5 thoughts on “Please pray for Brandon…

  1. will do ,wow so many of people who follow God failed him they must be going to the wrong church, I guess people in the church with fancy duds are brother and sisters and don’t consider anyone else brother or sisters only who they want, but we have them all over the world homeless or not homeless they are still are brothers and sisters, they should know God might test them one day to be in his shoe’s it wont look pretty for them.. I’m sure God is testing this man for something tougher and better, hang in there..

  2. Will pray for Brandon. Sorry to hear of his difficulties. Is there a way we can help him, Natan? May not have much, but if we all give – it can make a difference. Please keep us informed, and yes! Prayer is going up!

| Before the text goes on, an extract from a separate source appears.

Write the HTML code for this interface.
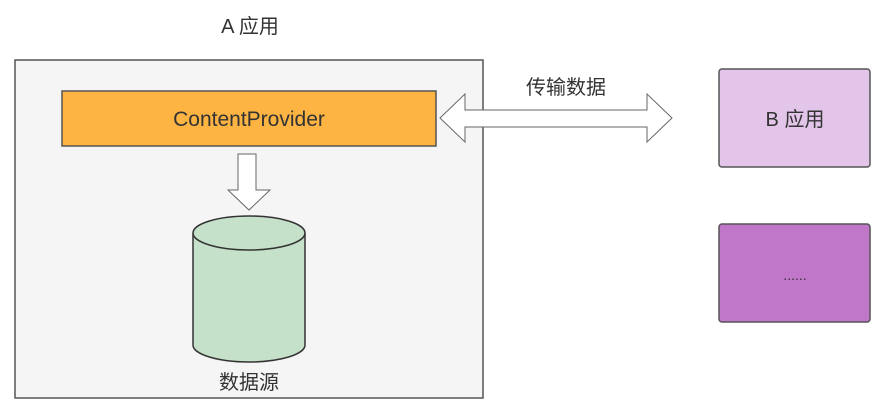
<!DOCTYPE html>
<html><head><meta charset="utf-8"><style>
html,body{margin:0;padding:0;background:#fff;}
svg{display:block;}
text{font-family:"Liberation Sans","Noto Sans CJK SC",sans-serif;fill:#333;}
</style></head><body>
<svg width="885" height="414" viewBox="0 0 885 414" xmlns="http://www.w3.org/2000/svg">
<text x="250" y="33" font-size="20" text-anchor="middle">A 应用</text>
<rect x="15" y="60" width="468" height="338" fill="#f5f5f5" stroke="#555" stroke-width="1.5"/>
<rect x="62" y="91" width="374" height="55" fill="#fdb443" stroke="#555" stroke-width="1.5"/>
<text x="249" y="126" font-size="21" text-anchor="middle">ContentProvider</text>
<path d="M238,154 H256 V190 H270 L249,210 L228,190 H238 Z" fill="#fff" stroke="#666" stroke-width="1"/>
<path d="M193,233 V345 A56,17 0 0 0 305,345 V233" fill="#c6e1c9" stroke="#333" stroke-width="1.5"/>
<ellipse cx="249" cy="233" rx="56" ry="17" fill="#c6e1c9" stroke="#333" stroke-width="1.5"/>
<text x="249" y="389" font-size="20" text-anchor="middle">数据源</text>
<path d="M440,118 L465,94 V110 H647 V94 L672,118 L647,142 V127 H465 V142 Z" fill="#fff" stroke="#666" stroke-width="1"/>
<text x="566" y="94" font-size="20" text-anchor="middle">传输数据</text>
<rect x="719" y="69" width="151" height="98" rx="3" fill="#e2c5e8" stroke="#555" stroke-width="1.5"/>
<text x="795" y="126" font-size="20" text-anchor="middle">B 应用</text>
<rect x="719" y="224" width="151" height="98" rx="3" fill="#c076c9" stroke="#555" stroke-width="1.5"/>
<text x="795" y="280" font-size="14" text-anchor="middle">......</text>
</svg>
</body></html>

  3. I am troubled with this man’s accusations and complaints against fellow believers. I would ask him to give me the names of the churches who turned him away and go to them and respectively listen to their side of the story. I have been in churches for over 30 years and not once have I ever observed someone in need being turned away. His letter made me think of the Scripture in Revelation that talks about “the accuser of our brothers…who accuses them day and night before our God.” I will pray his heart is filled with love for believers and I will pray that his plate is full of food each day and he has shelter over his head.

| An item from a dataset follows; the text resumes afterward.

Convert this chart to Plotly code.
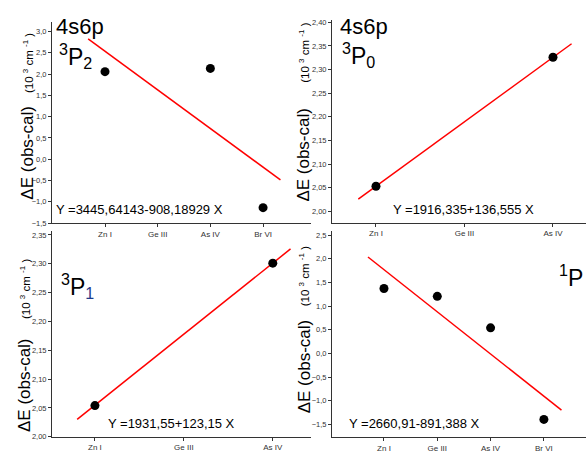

    • You’re right. There’s always two sides to every story.

      As a pastor of a very small congregation for 16 years, I can tell you that some small congregations don’t have the resources to support a homeless person. Often they barely have enough money to pay building rent and the other minimal expenses to keep their doors open. This has often been the case with our congregation, and I don’t even take a salary or remuneration for my pastoral services, and it’s still a struggle financially. I can’t tell you how many other pastors I’ve talked to over the years who are in similar situations. Many churches are closing, or merging with other churches because giving is down and economic times are hard. When I say this, I’m only speaking about very small churches which are operating on a shoestring.

      We get many calls to our ministry from people looking for financial help. Frankly, we’re able only to help people financially who are part of our congregation at this time. When folks in need call us, we try to steer them toward ministries or social services who have the resources to help them. I also often pray for them on the phone, give them an encouraging word and some biblical advice relevant to their situation. It may not be much, but it’s the best we’re able to do. Susan, I hope you can appreciate the struggles that small congregations face.

      Whether Brandon was talking about his experiences with large churches that are well-funded or small churches that are barely hanging on financially, I don’t know. But I thought it would be appropriate to this discussion to share with you another point of view on this subject from someone who’s been in the trenches for many years.

      Blessings!

  4. I echo Susan’s concern in her comment above. I don’t doubt this kind of thing happens or that it even happened to Brandon, but there is something God wants to do on both sides, and giving money alone to Brandon is only a short term help. Natan, perhaps you know of a Messianic congregation in his vicinity that would be willing to accept Brandon in a home where he would expect to work in some capacity for room and board if possible and also submit to some inner healing work on his own woundedness that is part of the problem. So while I am not brushing off his “accusations,”nor am I minimizing Brandon’s own pain of rejection, I would be asking him to take responsibility for his “own stuff,” which is surely hidden to him right now. In my own case (though my problem wasn’t homelesness), unfair accusations and unjust judgment (in my view) did trigger a deep, hidden place in me that I would never have taken responsibility for, except our loving Father would not let me off the hook and kindly let me look in a mirror and see places in me that were hurting me AND my family line. It was the start of a very big shift in being able to receive the Father’s Love. My “persecutors” did have a problem, but it wasn’t really MY problem — it was sent to me by God to reveal a deep woundedness in me, so I could bring it into Yeshua’s light.